Тайманим восторженно закричали «Йа-алла!» и зааплодировали. Спорщик, ездивший за водкой, растерянно взял бутылку и понюхал – убедиться, что это действительно водка. Запах был убедителен. Я прикрыл глаза, прислушиваясь к тому, как разливается по телу тепло.

А через пару минут я открыл глаза и увидел, что все сгрудились в стороне и о чем-то ожесточенно спорят, поглядывая на меня. Я встал и подошел к ним. Не качаясь.

– Хевре, в чем проблема?

– Брат, может быть, вызвать тебе амбуланс? – спросил подначивший меня таймани. – Я ведь думал, что ты просто пошутил…

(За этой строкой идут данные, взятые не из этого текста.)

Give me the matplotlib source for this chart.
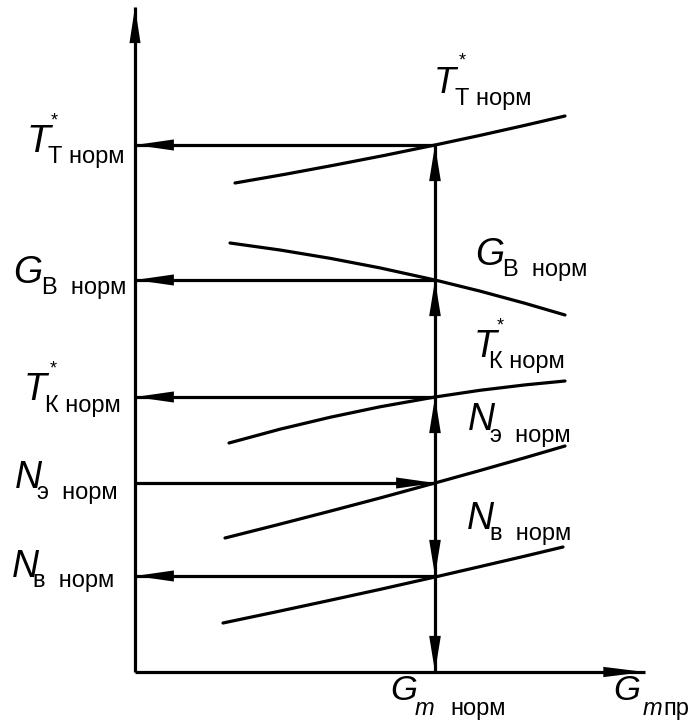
import matplotlib
matplotlib.use("Agg")
import matplotlib.pyplot as plt

# ---- schematic geometry (drawing units = pixels of the 694x727 canvas) ----
x_origin = 135
y_origin = 672
x_norm = 435                     # G_m норм
y_axis_top = 7
x_axis_end = 645

# levels where the curves cross the x_norm vertical
levels = {"TT": 145, "GB": 280, "TK": 397, "NE": 483, "NB": 576}

# curves (x, y)
curve_x_TT = [235, 285, 335, 385, 435, 480, 525, 565]
curve_y_TT = [183, 174.3, 165, 155.3, 145, 135.4, 125.3, 116]
curve_x_GB = [230, 280, 330, 380, 435, 480, 525, 565]
curve_y_GB = [243, 250, 258.3, 267.9, 280, 291.1, 303.3, 315]
curve_x_TK = [229, 280, 330, 380, 435, 480, 525, 565]
curve_y_TK = [443, 429.2, 417.3, 406.8, 397, 390.3, 384.9, 381]
curve_x_NE = [225, 275, 330, 380, 435, 480, 525, 565]
curve_y_NE = [538, 525.4, 511.2, 498, 483, 470.5, 457.7, 446]
curve_x_NB = [223, 275, 330, 380, 435, 480, 525, 563]
curve_y_NB = [623, 612.1, 600.3, 589.4, 577, 566.6, 556.1, 547]

# horizontal arrows: (level, direction) ; 'left' = towards the y axis
h_arrows = [("TT", "left"), ("GB", "left"), ("TK", "left"), ("NE", "right"), ("NB", "left")]
# vertical arrows along x_norm: (from, to)
v_arrows = [(483, 397), (397, 280), (280, 145), (483, 576), (576, 672)]

LW = 2.3
fig = plt.figure(figsize=(6.94, 7.27), dpi=100)
ax = fig.add_axes([0, 0, 1, 1])
ax.set_xlim(0, 694)
ax.set_ylim(727, 0)
ax.axis("off")

def line(xs, ys):
    ax.plot(xs, ys, color="black", lw=LW, solid_capstyle="butt")

def head(x0, y0, x1, y1, hl=2.8, hw=0.4):
    ax.annotate("", xy=(x1, y1), xytext=(x0, y0),
                arrowprops=dict(arrowstyle=f"-|>,head_length={hl},head_width={hw}",
                                mutation_scale=10, lw=0, color="black",
                                shrinkA=0, shrinkB=0))

def arrow(x0, y0, x1, y1, hl=2.8, hw=0.4):
    line([x0, x1], [y0, y1])
    head(x0, y0, x1, y1, hl, hw)

# axes
arrow(x_origin, y_origin, x_origin, y_axis_top, hl=2.6)
arrow(x_origin, y_origin, x_axis_end, y_origin, hl=3.0, hw=0.37)

# curves
for cx, cy in [(curve_x_TT, curve_y_TT), (curve_x_GB, curve_y_GB),
               (curve_x_TK, curve_y_TK), (curve_x_NE, curve_y_NE),
               (curve_x_NB, curve_y_NB)]:
    ax.plot(cx, cy, color="black", lw=LW, solid_capstyle="round",
            solid_joinstyle="round")

# horizontal arrows
for key, d in h_arrows:
    y = levels[key]
    if d == "left":
        arrow(x_norm, y, x_origin, y)
    else:
        arrow(x_origin, y, x_norm, y)

# vertical arrows
for y0, y1 in v_arrows:
    arrow(x_norm, y0, x_norm, y1, hl=2.6, hw=0.42)

FAM = ["Liberation Sans", "DejaVu Sans"]

def label(x, yb, main, sub, star=None, xs=None, ybs=None, ms=27, ss=17):
    ax.text(x, yb, main, fontsize=ms, style="italic", family=FAM,
            ha="left", va="baseline")
    ax.text(xs, ybs, sub, fontsize=ss, family=FAM, ha="left", va="baseline")
    if star is not None:
        ax.text(star[0], star[1], "*", fontsize=13, family=FAM,
                ha="center", va="center")

# left labels
label(27, 152, "T", "Т норм", star=(54, 121), xs=48, ybs=163, ms=28)
label(13, 283, "G", "В  норм", xs=42, ybs=294)
label(24, 400, "T", "К норм", star=(53, 369), xs=45, ybs=412)
label(15, 488, "N", "э  норм", xs=37, ybs=499)
label(12, 577, "N", "в  норм", xs=33, ybs=587)

# right labels
label(434, 93, "T", "Т норм", star=(462, 61), xs=455, ybs=105, ms=26)
label(475, 265, "G", "В  норм", xs=503, ybs=276)
label(474, 357, "T", "К норм", star=(500, 326), xs=489, ybs=368)
label(468, 430, "N", "э  норм", xs=490, ybs=442)
label(467, 529, "N", "в  норм", xs=490, ybs=540)

# bottom labels
ax.text(390, 700, "G", fontsize=25, style="italic", family=FAM, ha="left", va="baseline")
ax.text(415, 715, "m", fontsize=17, style="italic", family=FAM, ha="left", va="baseline")
ax.text(450, 715, "норм", fontsize=17, family=FAM, ha="left", va="baseline")
ax.text(613, 700, "G", fontsize=25, style="italic", family=FAM, ha="left", va="baseline")
ax.text(643, 715, "m", fontsize=17, style="italic", family=FAM, ha="left", va="baseline")
ax.text(663, 715, "пр", fontsize=17, family=FAM, ha="left", va="baseline")

fig.savefig("out.png", dpi=100)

– Да не волнуйся, все порядке! – я засмеялся и, вернувшись к столу, плеснул на дно стакана еще чуток водки. – Лехаим, евреи!

Это был контрольный выстрел. Объяснять, что «между первой и второй – перерывчик небольшой», я не стал. Непереводимо…

…Прошли годы. Я был вынужден уехать из Страны, планируя это года на два, на три. А оказалось – гораздо дольше… Но я вернулся.

Я снова живу в Реховоте в том же квартале, недалеко от дома тайманской женщины Шоши Вайнштейн. Снова в съемной комнатушке на вилле, но уже не под самой крышей.
Когда я заселился, перед шабатом новые соседи принесли мне свежую халу.
За тонкой стенкой звучит на полную громкость музыка-«мизрахи», а на улице хриплыми голосами гортанно кричат женщины. Они не ссорятся – они разговаривают.

Соседи по кварталу, которых я знаю только в лицо, улыбаются при встрече и желают мне хорошего дня.

Торговец пряностями на рынке, с которым мы всегда разговариваем «за жизнь», не спрашивая, взвешивает йеменские специи, которые я обычно покупаю: заатар, хаувайдж для кофе и куркуму.В бомбоубежище, мимо которого я прохожу по дороге домой, по вечерам горит свет и доносятся голоса: в мирное время там бейт-мидраш. Дом учения. Евреи учат Тору.

Я дома.

Возвращение в детство

В учении Сырсанаты, частью которого является боевое искусство, которое я практикую, сказано: «В старости Бог делает человеку великий подарок – возвращает его в детство».

Раньше мне казалось, что «впасть в детство» означает старческий маразм, чего я невероятно боялся. Похоже, речь идет о другом – к тебе возвращается детский взгляд на мир; цельность, чистота и наполненность эмоций.

Вещи, которые были очень важны, теряют свою ценность – и наоборот.

Начинаешь обращать внимание на мелочи, мимо которых раньше проносился, не замечая.

Можно, как в детстве, остановиться и долго наблюдать, как подкрадывается к голубям дворовый кот – профессионально отмечая при этом гармонию и наполненность его движений и мощь завершающего прыжка… Можно постоять рядом со стройкой, чтобы посмотреть на точную работу подъемного крана… Глядеть на движущиеся облака и угадывать образы, которые они напоминают: вот летящий дракон, вот бегущая собака, а вот появился человеческий лик… Можно просто стоять на людной улице, разглядывая прохожих и, как в детстве, фантазировать и придумывать их истории…

И да – возвращается та же, что у ребенка, чистота и цельность эмоций. То, что ты испытываешь – радость, гнев, обида, сострадание – охватывает тебя целиком, наполняет всего до краев. Без полутонов. Особенно накатывающая все чаще беспричинная детская радость просто оттого, что живешь… хотя и понимаешь умом, что еще мгновение – и все…

Но этот миг, здесь и сейчас – бесценен.

Господи, спасибо за Твой великий подарок!